気候変動対策の推進には、すべてのステークホルダーが関わり、これに貢献していくことが必要です。UNFCCCが採用した用語であるAction for Climate Empowerment (気候エンパワーメントのための行動、通称ACE)は、教育、トレーニング、国民の意識向上、国民参加、情報公開、国際協力という6つの重点分野を通じて、社会のすべての構成員が気候変動対策に従事できるようになることを目指しています。市民社会は気候変動と戦うための世界的な努力に欠かすことのできないパートナーであり、この日は様々な形の気候行動および政策対応における市民社会の役割と貢献が紹介される予定です。

エネルギーの問題は、気候変動対策では緩和の話と結び付けられることが多いですが、人間社会の動力源であるエネルギーは、気候変動に適応していくためにも必要です。例えば、水資源を確保するために海水を浄化して飲料水として利用できる装置には、膨大な電力が必要になります。今年の夏は世界各地で熱波が人々を襲いましたが、これからますます暑くなる夏を凌ぐためには、冷房がますます欠かせないものになっていくかもしれません。地球に負荷をかけてきたけれども、もはや我々の社会システムを維持していくために欠かせないエネルギーを我々はこれからどう調達して配分したら良いでしょう。再生可能エネルギー、スマートグリッド、エネルギー効率、エネルギー貯蔵など、気候変動対策のための将来のエネルギーの選択肢を模索します。

気候変動は、種の絶滅や生息・生育域の移動、減少、消滅などを引き起こします。例えば、気温上昇や融雪時期の早期化により、高山帯では植生の衰退や分布の変化がすでに報告されています。その他にも、急速に進む温暖化の熱ストレスに多くの種が対応しきれずに、生物多様性が損なわれつつあることが研究で徐々に明らかになってきました。生物多様性を保持し、自然を活かしながら気候変動対策を進めることができる、自然を基調としたソリューション(Nature-based Solutions)についても、今回のCOP27で議題に挙げられる予定です。COP27閉幕後の12月には、カナダで開催される生物多様性条約の第15回締約国会議(COP15)にて、愛知目標に続く新たな生物多様性枠組の採択が予定されており、2023年度には自然関連財務情報開示タスクフォース(Taskforce on Nature-related Financial Disclosures 、通称TNFD)の導入が予定される見通しで、生物多様性に関する取り組みが今後さらに加速されていくことが期待されています。

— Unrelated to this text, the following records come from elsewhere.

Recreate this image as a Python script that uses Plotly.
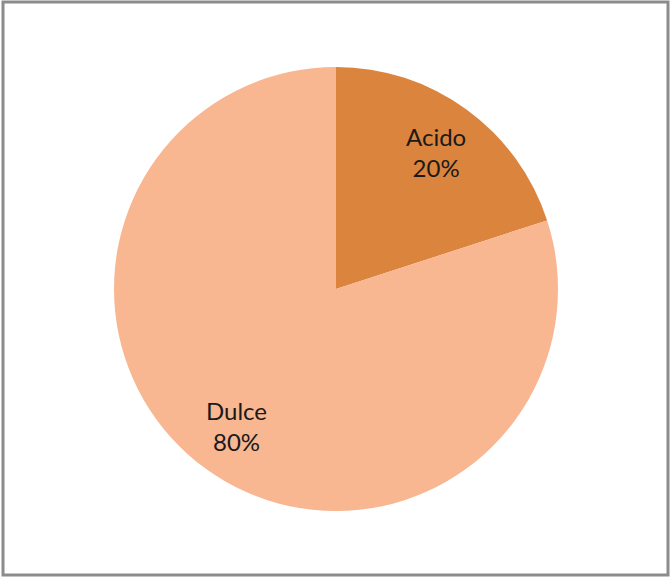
import math
import plotly.graph_objects as go

labels = ["Acido", "Dulce"]
values = [20, 80]
colors = ["#DB843E", "#F8B691"]

W, H = 670, 577
cx, cy, R = 336, 289, 222
label_r = 0.765

fig = go.Figure(go.Pie(
    labels=labels,
    values=values,
    sort=False,
    direction="clockwise",
    rotation=0,
    marker=dict(colors=colors, line=dict(color="white", width=0)),
    textinfo="none",
    hoverinfo="label+percent",
    showlegend=False,
    domain=dict(x=[(cx - R) / W, (cx + R) / W], y=[1 - (cy + R) / H, 1 - (cy - R) / H]),
))

# data labels placed along each slice's mid-angle
total = sum(values)
annotations = []
cum = 0
for lab, v in zip(labels, values):
    mid = (cum + v / 2) / total * 2 * math.pi
    cum += v
    px = cx + label_r * R * math.sin(mid)
    py = cy - label_r * R * math.cos(mid)
    annotations.append(dict(
        x=px / W, y=1 - py / H, xref="paper", yref="paper",
        text=f"{lab}<br>{round(v / total * 100)}%", showarrow=False,
        font=dict(family="Lato, Carlito, Calibri, sans-serif", size=24, color="#1a1a1a"),
        align="center", xanchor="center", yanchor="middle",
    ))

fig.update_layout(
    width=W, height=H,
    margin=dict(l=0, r=0, t=0, b=0),
    paper_bgcolor="white",
    plot_bgcolor="white",
    annotations=annotations,
    shapes=[dict(type="rect", xref="paper", yref="paper",
                 x0=3 / W, x1=668 / W, y0=1 - 575 / H, y1=1 - 2 / H,
                 line=dict(color="#8c8c8c", width=3), fillcolor="rgba(0,0,0,0)")],
)

fig.write_html("out.html", config={"displayModeBar": False},
               post_script="document.body.style.margin='0';document.body.style.overflow='hidden';")
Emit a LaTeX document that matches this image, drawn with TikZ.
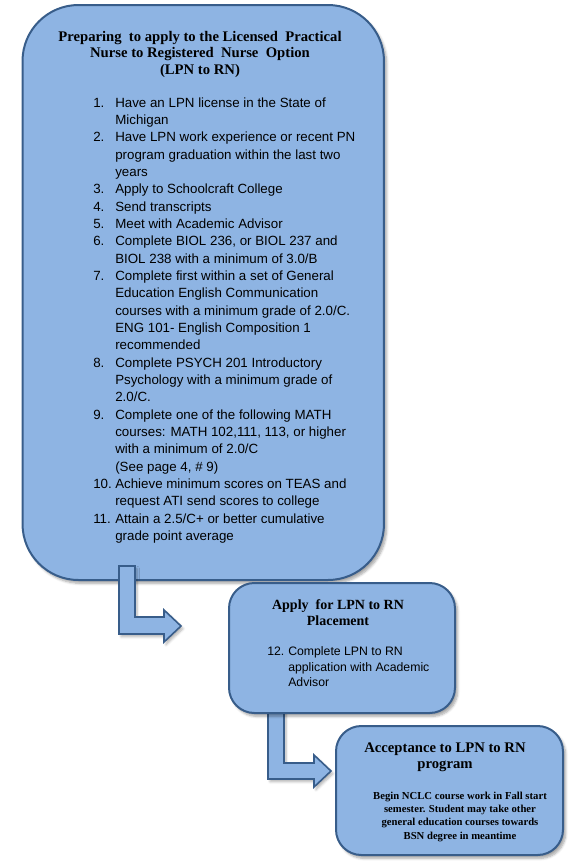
\documentclass[tikz,border=0pt]{standalone}
\usepackage{fontspec}
\setmainfont{Liberation Serif}
\newfontfamily\arialfont{Liberation Sans}
\usetikzlibrary{shadows.blur}

\definecolor{boxfill}{RGB}{142,180,227}
\definecolor{boxline}{RGB}{56,93,138}

\tikzset{
    stepbox/.style={draw=boxline, fill=boxfill, line width=1.5pt,
        inner sep=0pt, outer sep=0pt,
        blur shadow={shadow xshift=2pt, shadow yshift=-2.5pt,
            shadow blur steps=6, shadow opacity=35}},
    bentarrow/.style={draw=boxline, fill=boxfill, line width=1.2pt,
        line join=miter,
        blur shadow={shadow xshift=1.5pt, shadow yshift=-2pt,
            shadow blur steps=5, shadow opacity=30}},
    heading/.style={anchor=base, inner sep=0pt},
    listtext/.style={anchor=base west, inner sep=0pt}
}

\begin{document}
\begin{tikzpicture}[x=0.75pt, y=-0.75pt]
        \useasboundingbox (0,0) rectangle (582,861);

        % first box
        \node[stepbox, rounded corners=42pt,
            minimum width=271.1pt, minimum height=431.25pt] (prep) at (203.25,292.5) {};

        \node[heading, font=\bfseries\fontsize{11}{12.5}\selectfont] (prephead) at (200,41)
            {\begin{tabular}[t]{@{}c@{}}
            Preparing\ \ to apply to the Licensed\ \ Practical\\
            Nurse to Registered\ \ Nurse\ \ Option\\
            (LPN to RN)
            \end{tabular}};

        \node[listtext, font=\arialfont\fontsize{10}{13}\selectfont] (preplist) at (93,107)
            {\begin{tabular}[t]{@{}p{16.5pt}@{}l@{}}
            1. & Have an LPN license in the State of\\
               & Michigan\\
            2. & Have LPN work experience or recent PN\\
               & program graduation within the last two\\
               & years\\
            3. & Apply to Schoolcraft College\\
            4. & Send transcripts\\
            5. & Meet with Academic Advisor\\
            6. & Complete BIOL 236, or BIOL 237 and\\
               & BIOL 238 with a minimum of 3.0/B\\
            7. & Complete first within a set of General\\
               & Education English Communication\\
               & courses with a minimum grade of 2.0/C.\\
               & ENG 101- English Composition 1\\
               & recommended\\
            8. & Complete PSYCH 201 Introductory\\
               & Psychology with a minimum grade of\\
               & 2.0/C.\\
            9. & Complete one of the following MATH\\
               & courses: MATH 102,111, 113, or higher\\
               & with a minimum of 2.0/C\\
               & (See page 4, \# 9)\\
            10. & Achieve minimum scores on TEAS and\\
               & request ATI send scores to college\\
            11. & Attain a 2.5/C+ or better cumulative\\
               & grade point average
            \end{tabular}};

        %%% arrow from first box
        \coordinate (A1) at (119,566);
        \coordinate (A2) at (135,566);
        \coordinate (A3) at (135,617);
        \coordinate (A4) at (164,617);
        \coordinate (A5) at (164,610);
        \coordinate (A6) at (181,626);
        \coordinate (A7) at (164,642);
        \coordinate (A8) at (164,634);
        \coordinate (A9) at (119,634);

        \draw[bentarrow] (A1) -- (A2)
                        -- (A3)
                        -- (A4)
                        -- (A5)
                        -- (A6)
                        -- (A7)
                        -- (A8)
                        -- (A9) -- cycle;

        %%% arrow from second box
        \coordinate (B1) at (268,700);
        \coordinate (B2) at (284,700);
        \coordinate (B3) at (284,763);
        \coordinate (B4) at (314,763);
        \coordinate (B5) at (314,755);
        \coordinate (B6) at (331,771);
        \coordinate (B7) at (314,787);
        \coordinate (B8) at (314,779);
        \coordinate (B9) at (268,779);

        \draw[bentarrow] (B1) -- (B2)
                        -- (B3)
                        -- (B4)
                        -- (B5)
                        -- (B6)
                        -- (B7)
                        -- (B8)
                        -- (B9) -- cycle;

        % second box
        \node[stepbox, rounded corners=19pt,
            minimum width=169.5pt, minimum height=97.5pt] (apply) at (342,648) {};

        \node[heading, font=\bfseries\fontsize{10.5}{12}\selectfont] (applyhead) at (338,609)
            {\begin{tabular}[t]{@{}c@{}}
            Apply\ \ for LPN to RN\\
            Placement
            \end{tabular}};

        \node[listtext, font=\arialfont\fontsize{9.2}{11.6}\selectfont] (applylist) at (267,655.7)
            {\begin{tabular}[t]{@{}p{15.75pt}@{}l@{}}
            12. & Complete LPN to RN\\
                & application with Academic\\
                & Advisor
            \end{tabular}};

        % third box
        \node[stepbox, rounded corners=19pt,
            minimum width=170.25pt, minimum height=96.75pt] (accept) at (449.5,790.5) {};

        \node[heading, font=\bfseries\fontsize{11}{12}\selectfont] (accepthead) at (445,752.3)
            {\begin{tabular}[t]{@{}c@{}}
            Acceptance to LPN to RN\\
            program
            \end{tabular}};

        \node[heading, font=\bfseries\fontsize{8}{10}\selectfont] (acceptnote) at (460,799)
            {\begin{tabular}[t]{@{}c@{}}
            Begin NCLC course work in Fall start\\
            semester. Student may take other\\
            general education courses towards\\
            BSN degree in meantime
            \end{tabular}};
    \end{tikzpicture}
\end{document}
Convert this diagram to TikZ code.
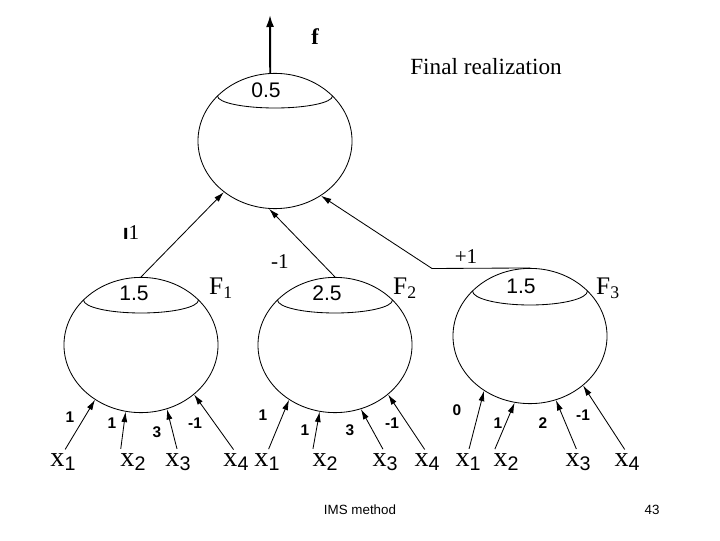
\documentclass[tikz,border=0pt]{standalone}
\usepackage{fontspec}
\setmainfont{Liberation Serif}
\setsansfont{Liberation Sans}
\usetikzlibrary{shapes.geometric,arrows.meta}
\newcommand{\xlab}[1]{x\raisebox{-0.35ex}{\sffamily\fontsize{14}{16}\selectfont #1}}

\begin{document}
\begin{tikzpicture}[x=0.025cm, y=0.025cm,
    every node/.style={inner sep=0pt},
    unit/.style={draw, ellipse, minimum width=3.85cm, minimum height=3.38cm, line width=0.6pt},
    inarr/.style={-{Latex[length=2.6mm,width=1.5mm]}, line width=0.6pt, shorten <=3pt},
    farr/.style={-{Latex[length=3mm,width=2mm]}, line width=1.4pt},
    xin/.style={font=\fontsize{20}{22}\selectfont},
    wt/.style={font=\sffamily\bfseries\fontsize{11}{12}\selectfont},
    thr/.style={font=\sffamily\fontsize{15}{18}\selectfont},
    fname/.style={font=\fontsize{18}{22}\selectfont},
    topwt/.style={font=\fontsize{15}{18}\selectfont}]
  \useasboundingbox (0,0) rectangle (720,540);
  % units
  \node[unit] (top) at (275,399) {};
  \node[unit] (F1) at (141,195) {};
  \node[unit] (F2) at (335,195) {};
  \node[unit] (F3) at (530,204) {};
  \foreach \n/\r in {top/12,F1/13,F2/13,F3/14}
    \draw[line width=0.6pt] ([shift={(-57.5,45)}]\n.center) arc[start angle=180, end angle=360, x radius=57.5, y radius=\r];
  % thresholds and names
  \node[thr] (t0) at (266,450) {0.5};
  \node[thr] (t1) at (134,247) {1.5};
  \node[thr] (t2) at (327,247) {2.5};
  \node[thr] (t3) at (521,254) {1.5};
  \node[fname] (n1) at (221,252) {F\textsubscript{1}};
  \node[fname] (n2) at (405,252) {F\textsubscript{2}};
  \node[fname] (n3) at (608,252) {F\textsubscript{3}};
  % output
  \coordinate (fend) at (270,525);
  \draw[farr] (top.94) -- (fend);
  \node[font=\bfseries\fontsize{16}{18}\selectfont] (fl) at (315,503) {f};
  \node[font=\fontsize{16.5}{20}\selectfont] (title) at (486,473) {Final realization};
  % second layer
  \draw[inarr, shorten <=0pt] (F1.north) -- (top.225);
  \draw[inarr, shorten <=0pt] (F2.north) -- (top.265);
  \coordinate (bend) at (432,271.5);
  \draw[inarr, shorten <=0pt] (F3.north) -- (bend) -- (top.310);
  \node[topwt] (v1) at (131,307) {{\sffamily\bfseries\i}1};
  \node[topwt] (v2) at (280,278) {-1};
  \node[topwt] (v3) at (466,283) {+1};
  % inputs
  \foreach \g/\a/\b/\c/\d in {F1/63/133/178/236, F2/267/325/385/427, F3/468/506/578/627}{
    \node[xin] (\g-1) at (\a,78) {\xlab{1}};
    \node[xin] (\g-2) at (\b,78) {\xlab{2}};
    \node[xin] (\g-3) at (\c,78) {\xlab{3}};
    \node[xin] (\g-4) at (\d,78) {\xlab{4}};
    \draw[inarr] (\g-1.north) -- (\g.230);
    \draw[inarr] (\g-2.north west) -- (\g.257);
    \draw[inarr] (\g-3.north) -- (\g.292);
    \draw[inarr] (\g-4.north) -- (\g.317);
  }
  \foreach \px/\py/\t [count=\k] in {70/123/1, 112/117/1, 157/108/3, 195/117/-1,
      263/125/1, 305/110/1, 350/110/3, 392/117/-1,
      457/130/0, 498/117/1, 543/117/2, 583/125/-1}
    \node[wt] (w\k) at (\px,\py) {\t};
  % footer
  \node[font=\sffamily\fontsize{9.5}{11}\selectfont] (foot) at (360,30) {IMS method};
  \node[font=\sffamily\fontsize{9.5}{11}\selectfont] (page) at (652,30) {43};
\end{tikzpicture}
\end{document}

ソリューションズ・デーは、政府代表、企業、イノベーターが一堂に会し、それぞれの経験やアイデアを共有することで、意識の向上、経験やベストプラクティスの共有、将来の提携や協力関係の構築を目指します。気候変動問題の解決策は分野ごとに多岐に渡りますが、この日は特に、国家予算のグリーン化や持続可能な都市開発などに焦点が当てられ、都市の気候変動への取り組みを加速させるためのCOP27議長国のイニシアチブ「SURGe」の公式発表も予定されています。また、既存の企業や中小規模の革新的な企業と、政府や金融機関の代表者が集まって対話をすることで、気候変動との戦いに創造性と革新性をもたらすことも期待されています。